## Task to carry out:
Below are several entries. Transcribe exactly those lines that fall from the one with "Recreate this image" through the one with "from matplotlib.lines import Line2D", end lines included.

## Given data:
START

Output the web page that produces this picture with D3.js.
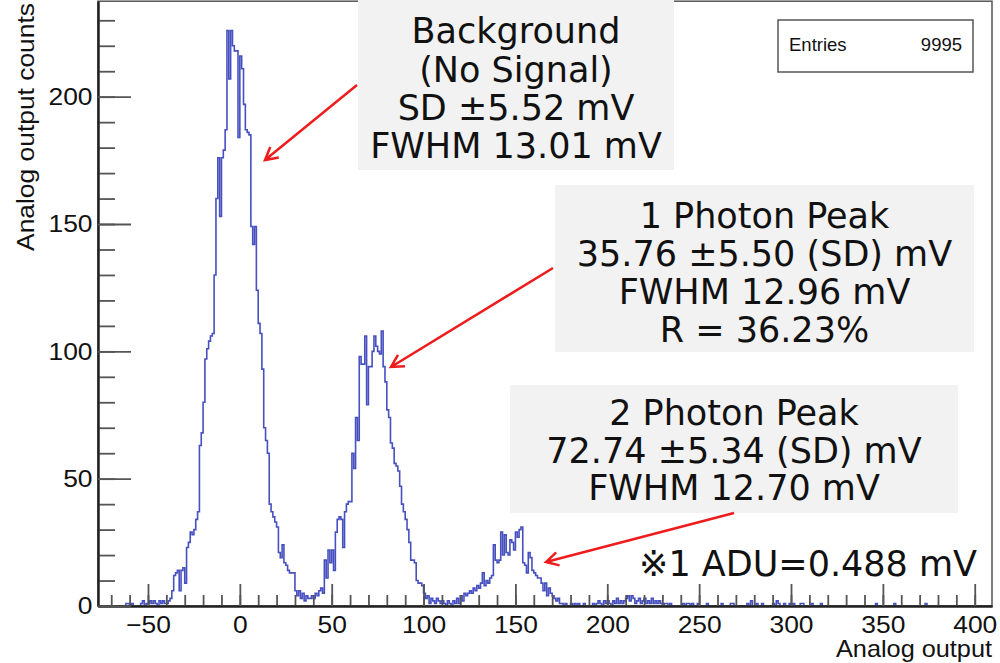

END
START

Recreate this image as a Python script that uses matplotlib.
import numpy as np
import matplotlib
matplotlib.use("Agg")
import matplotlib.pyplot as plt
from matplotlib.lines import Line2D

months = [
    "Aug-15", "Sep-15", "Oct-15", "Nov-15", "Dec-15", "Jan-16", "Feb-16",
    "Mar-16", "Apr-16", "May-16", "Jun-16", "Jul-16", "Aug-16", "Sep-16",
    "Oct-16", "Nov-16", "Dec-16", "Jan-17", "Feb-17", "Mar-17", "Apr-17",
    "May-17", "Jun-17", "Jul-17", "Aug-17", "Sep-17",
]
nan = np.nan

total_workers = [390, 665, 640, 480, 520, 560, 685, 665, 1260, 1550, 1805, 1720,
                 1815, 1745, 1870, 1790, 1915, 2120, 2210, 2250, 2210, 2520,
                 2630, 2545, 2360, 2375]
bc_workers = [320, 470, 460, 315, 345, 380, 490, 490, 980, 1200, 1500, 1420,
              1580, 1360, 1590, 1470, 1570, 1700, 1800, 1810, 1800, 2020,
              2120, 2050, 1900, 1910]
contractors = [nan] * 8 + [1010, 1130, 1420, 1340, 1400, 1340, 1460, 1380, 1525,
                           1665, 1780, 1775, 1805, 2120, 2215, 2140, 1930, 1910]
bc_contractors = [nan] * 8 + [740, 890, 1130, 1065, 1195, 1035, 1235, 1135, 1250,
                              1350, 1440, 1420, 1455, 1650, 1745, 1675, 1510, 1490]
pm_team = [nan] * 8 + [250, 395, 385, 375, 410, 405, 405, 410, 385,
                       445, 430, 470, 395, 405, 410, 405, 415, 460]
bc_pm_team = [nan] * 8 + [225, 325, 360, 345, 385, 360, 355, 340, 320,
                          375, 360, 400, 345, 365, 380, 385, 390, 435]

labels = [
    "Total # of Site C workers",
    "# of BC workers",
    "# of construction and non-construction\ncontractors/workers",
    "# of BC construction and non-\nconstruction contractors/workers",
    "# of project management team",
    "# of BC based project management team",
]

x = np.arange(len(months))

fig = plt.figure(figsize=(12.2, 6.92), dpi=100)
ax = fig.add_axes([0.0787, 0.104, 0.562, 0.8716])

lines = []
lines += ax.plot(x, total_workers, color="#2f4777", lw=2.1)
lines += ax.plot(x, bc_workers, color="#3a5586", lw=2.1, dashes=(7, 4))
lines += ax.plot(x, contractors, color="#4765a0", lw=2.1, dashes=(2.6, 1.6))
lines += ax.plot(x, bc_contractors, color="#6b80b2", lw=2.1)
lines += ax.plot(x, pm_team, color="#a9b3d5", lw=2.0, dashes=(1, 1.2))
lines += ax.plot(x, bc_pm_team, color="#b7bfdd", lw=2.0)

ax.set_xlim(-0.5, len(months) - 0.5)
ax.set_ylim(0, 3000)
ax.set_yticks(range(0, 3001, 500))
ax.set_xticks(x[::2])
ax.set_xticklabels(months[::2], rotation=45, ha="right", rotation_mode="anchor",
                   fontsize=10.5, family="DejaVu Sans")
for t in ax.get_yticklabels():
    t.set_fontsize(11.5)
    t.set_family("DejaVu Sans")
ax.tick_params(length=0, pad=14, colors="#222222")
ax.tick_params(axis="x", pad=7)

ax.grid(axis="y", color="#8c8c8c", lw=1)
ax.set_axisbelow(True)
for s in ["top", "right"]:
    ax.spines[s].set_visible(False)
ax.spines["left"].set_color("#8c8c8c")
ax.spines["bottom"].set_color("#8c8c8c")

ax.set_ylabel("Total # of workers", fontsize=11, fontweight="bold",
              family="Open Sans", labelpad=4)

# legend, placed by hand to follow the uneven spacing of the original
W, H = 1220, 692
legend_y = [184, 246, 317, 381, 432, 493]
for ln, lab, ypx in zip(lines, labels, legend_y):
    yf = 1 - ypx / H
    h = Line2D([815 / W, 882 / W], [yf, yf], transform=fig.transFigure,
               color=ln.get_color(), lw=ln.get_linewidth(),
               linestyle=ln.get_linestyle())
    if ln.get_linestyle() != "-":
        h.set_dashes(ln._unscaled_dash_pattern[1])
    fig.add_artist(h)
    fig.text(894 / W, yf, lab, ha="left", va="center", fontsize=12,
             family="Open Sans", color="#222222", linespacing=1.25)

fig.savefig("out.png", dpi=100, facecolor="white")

END

## Written response:
Recreate this image as a Python script that uses matplotlib.
import numpy as np
import matplotlib
matplotlib.use("Agg")
import matplotlib.pyplot as plt
from matplotlib.lines import Line2D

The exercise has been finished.